#### STATED PROBLEM:
Restate the data word for word and leave the images out.

┌──

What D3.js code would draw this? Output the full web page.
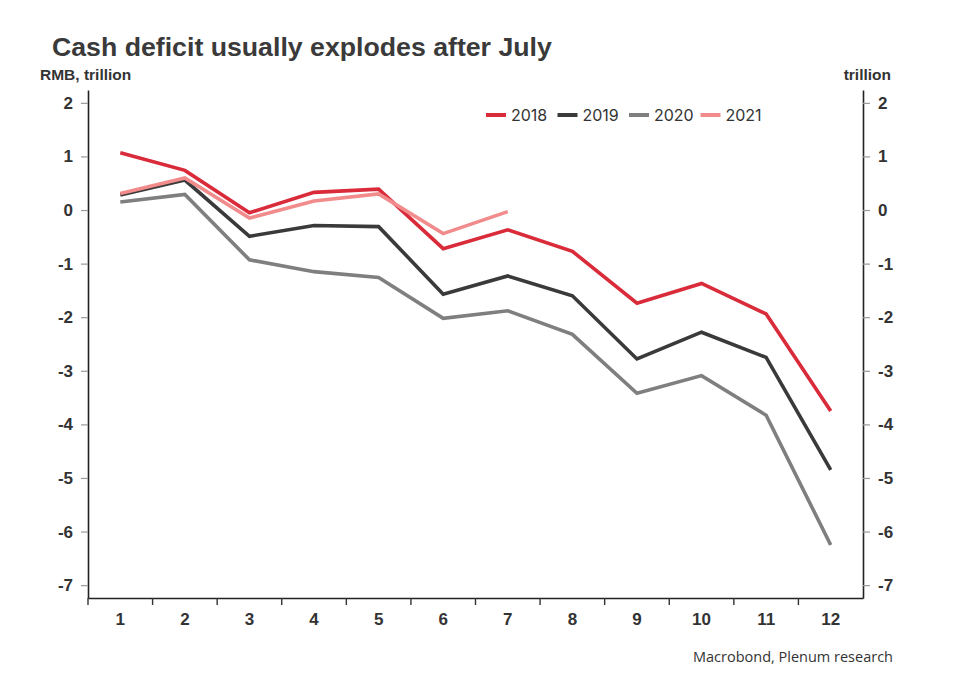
<!DOCTYPE html>
<html><head><meta charset="utf-8">
<script src="https://cdn.jsdelivr.net/npm/d3@7"></script>
<style>body{margin:0;background:#fff;} svg{display:block;font-family:"Liberation Sans", Arial, sans-serif;}</style>
</head><body>
<svg id="c" width="978" height="686"></svg>
<script>
const months = ["1","2","3","4","5","6","7","8","9","10","11","12"];
const yTicks = [2,1,0,-1,-2,-3,-4,-5,-6,-7];
const s2018 = [1.07,0.74,-0.05,0.33,0.39,-0.72,-0.37,-0.77,-1.74,-1.37,-1.94,-3.75];
const s2019 = [0.28,0.56,-0.49,-0.29,-0.31,-1.57,-1.23,-1.60,-2.78,-2.28,-2.75,-4.85];
const s2020 = [0.15,0.29,-0.93,-1.15,-1.26,-2.02,-1.88,-2.32,-3.42,-3.09,-3.83,-6.25];
const s2021 = [0.31,0.60,-0.15,0.17,0.30,-0.44,-0.03];
const seriesNames = ["2018","2019","2020","2021"];
const seriesColors = ["#d92b3a","#3a3a3a","#7f7f7f","#f28b8b"];
const seriesData = [s2018,s2019,s2020,s2021];

const svg = d3.select("#c");
const L = 88, R = 863, T = 90, B = 598;
const x = d3.scaleBand().domain(months).range([L,R]);
const y = d3.scaleLinear().domain([-7.24,2.24]).range([B,T]);

const title = svg.append("text").attr("x",52).attr("y",56).attr("font-size",28).attr("font-weight","bold")
  .attr("fill","#3a3a3a").text("Cash deficit usually explodes after July");
const tw = title.node().getComputedTextLength();
title.attr("font-size", 28*500/tw);
svg.append("text").attr("x",40).attr("y",80).attr("font-size",15.5).attr("font-weight","bold")
  .attr("fill","#333").text("RMB, trillion");
svg.append("text").attr("x",891).attr("y",80).attr("font-size",15.5).attr("font-weight","bold")
  .attr("fill","#333").attr("text-anchor","end").text("trillion");
svg.append("text").attr("x",893).attr("y",662).attr("font-size",14.5)
  .attr("font-family","'Open Sans', sans-serif")
  .attr("fill","#333").attr("text-anchor","end").text("Macrobond, Plenum research");

// left axis
const la = svg.append("g").attr("transform",`translate(${L},0)`)
  .call(d3.axisLeft(y).tickValues(yTicks).tickSize(7).tickSizeOuter(0).tickPadding(8).tickFormat(d3.format("d")));
// right axis
const ra = svg.append("g").attr("transform",`translate(${R},0)`)
  .call(d3.axisRight(y).tickValues(yTicks).tickSize(7).tickSizeOuter(0).tickPadding(8).tickFormat(d3.format("d")));
[la,ra].forEach(g=>{
  g.select(".domain").attr("stroke","#222").attr("stroke-width",1.6);
  g.selectAll(".tick line").attr("stroke","#999").attr("stroke-width",1.2);
  g.selectAll(".tick text").attr("font-size",17).attr("font-weight","bold").attr("fill","#333")
    .attr("font-family","'Liberation Sans', Arial, sans-serif").text(d=>d<0?"-"+Math.abs(d):d);
});
// bottom axis
const xa = svg.append("g").attr("transform",`translate(0,${B})`)
  .call(d3.axisBottom(x).tickSize(0).tickPadding(15));
xa.select(".domain").attr("stroke","#222").attr("stroke-width",1.6);
xa.selectAll(".tick text").attr("font-size",17).attr("font-weight","bold").attr("fill","#333")
  .attr("font-family","'Liberation Sans', Arial, sans-serif");
const bounds = months.map(m=>x(m));
xa.selectAll(".bt").data(bounds).enter().append("line")
  .attr("x1",d=>d).attr("x2",d=>d).attr("y1",0).attr("y2",7).attr("stroke","#333").attr("stroke-width",1.4);

const line = d3.line().x((d,i)=>x(months[i])+x.bandwidth()/2).y(d=>y(d));
// draw order: 2020, 2019, 2018, 2021
[2,1,0,3].forEach(k=>{
  svg.append("path").datum(seriesData[k]).attr("d",line).attr("fill","none")
    .attr("stroke",seriesColors[k]).attr("stroke-width",3.6).attr("stroke-linejoin","miter");
});

// legend
const lg = svg.append("g");
seriesNames.forEach((n,i)=>{
  const gx = 486 + i*71.5;
  lg.append("line").attr("x1",gx).attr("x2",gx+20).attr("y1",115).attr("y2",115)
    .attr("stroke",seriesColors[i]).attr("stroke-width",4);
  lg.append("text").attr("x",gx+25).attr("y",121).attr("font-size",16).attr("fill","#333")
    .attr("font-family","Inter, Roboto, sans-serif").text(n);
});
</script>
</body></html>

└──

#### RESULT OF THIS TASK:
What D3.js code would draw this? Output the full web page.
<!DOCTYPE html>
<html><head><meta charset="utf-8">
<script src="https://cdn.jsdelivr.net/npm/d3@7"></script>
<style>body{margin:0;background:#fff;} svg{display:block;font-family:"Liberation Sans", Arial, sans-serif;}</style>
</head><body>
<svg id="c" width="978" height="686"></svg>
<script>
const months = ["1","2","3","4","5","6","7","8","9","10","11","12"];
const yTicks = [2,1,0,-1,-2,-3,-4,-5,-6,-7];
const s2018 = [1.07,0.74,-0.05,0.33,0.39,-0.72,-0.37,-0.77,-1.74,-1.37,-1.94,-3.75];
const s2019 = [0.28,0.56,-0.49,-0.29,-0.31,-1.57,-1.23,-1.60,-2.78,-2.28,-2.75,-4.85];
const s2020 = [0.15,0.29,-0.93,-1.15,-1.26,-2.02,-1.88,-2.32,-3.42,-3.09,-3.83,-6.25];
const s2021 = [0.31,0.60,-0.15,0.17,0.30,-0.44,-0.03];
const seriesNames = ["2018","2019","2020","2021"];
const seriesColors = ["#d92b3a","#3a3a3a","#7f7f7f","#f28b8b"];
const seriesData = [s2018,s2019,s2020,s2021];

const svg = d3.select("#c");
const L = 88, R = 863, T = 90, B = 598;
const x = d3.scaleBand().domain(months).range([L,R]);
const y = d3.scaleLinear().domain([-7.24,2.24]).range([B,T]);

const title = svg.append("text").attr("x",52).attr("y",56).attr("font-size",28).attr("font-weight","bold")
  .attr("fill","#3a3a3a").text("Cash deficit usually explodes after July");
const tw = title.node().getComputedTextLength();
title.attr("font-size", 28*500/tw);
svg.append("text").attr("x",40).attr("y",80).attr("font-size",15.5).attr("font-weight","bold")
  .attr("fill","#333").text("RMB, trillion");
svg.append("text").attr("x",891).attr("y",80).attr("font-size",15.5).attr("font-weight","bold")
  .attr("fill","#333").attr("text-anchor","end").text("trillion");
svg.append("text").attr("x",893).attr("y",662).attr("font-size",14.5)
  .attr("font-family","'Open Sans', sans-serif")
  .attr("fill","#333").attr("text-anchor","end").text("Macrobond, Plenum research");

// left axis
const la = svg.append("g").attr("transform",`translate(${L},0)`)
  .call(d3.axisLeft(y).tickValues(yTicks).tickSize(7).tickSizeOuter(0).tickPadding(8).tickFormat(d3.format("d")));
// right axis
const ra = svg.append("g").attr("transform",`translate(${R},0)`)
  .call(d3.axisRight(y).tickValues(yTicks).tickSize(7).tickSizeOuter(0).tickPadding(8).tickFormat(d3.format("d")));
[la,ra].forEach(g=>{
  g.select(".domain").attr("stroke","#222").attr("stroke-width",1.6);
  g.selectAll(".tick line").attr("stroke","#999").attr("stroke-width",1.2);
  g.selectAll(".tick text").attr("font-size",17).attr("font-weight","bold").attr("fill","#333")
    .attr("font-family","'Liberation Sans', Arial, sans-serif").text(d=>d<0?"-"+Math.abs(d):d);
});
// bottom axis
const xa = svg.append("g").attr("transform",`translate(0,${B})`)
  .call(d3.axisBottom(x).tickSize(0).tickPadding(15));
xa.select(".domain").attr("stroke","#222").attr("stroke-width",1.6);
xa.selectAll(".tick text").attr("font-size",17).attr("font-weight","bold").attr("fill","#333")
  .attr("font-family","'Liberation Sans', Arial, sans-serif");
const bounds = months.map(m=>x(m));
xa.selectAll(".bt").data(bounds).enter().append("line")
  .attr("x1",d=>d).attr("x2",d=>d).attr("y1",0).attr("y2",7).attr("stroke","#333").attr("stroke-width",1.4);

const line = d3.line().x((d,i)=>x(months[i])+x.bandwidth()/2).y(d=>y(d));
// draw order: 2020, 2019, 2018, 2021
[2,1,0,3].forEach(k=>{
  svg.append("path").datum(seriesData[k]).attr("d",line).attr("fill","none")
    .attr("stroke",seriesColors[k]).attr("stroke-width",3.6).attr("stroke-linejoin","miter");
});

// legend
const lg = svg.append("g");
seriesNames.forEach((n,i)=>{
  const gx = 486 + i*71.5;
  lg.append("line").attr("x1",gx).attr("x2",gx+20).attr("y1",115).attr("y2",115)
    .attr("stroke",seriesColors[i]).attr("stroke-width",4);
  lg.append("text").attr("x",gx+25).attr("y",121).attr("font-size",16).attr("fill","#333")
    .attr("font-family","Inter, Roboto, sans-serif").text(n);
});
</script>
</body></html>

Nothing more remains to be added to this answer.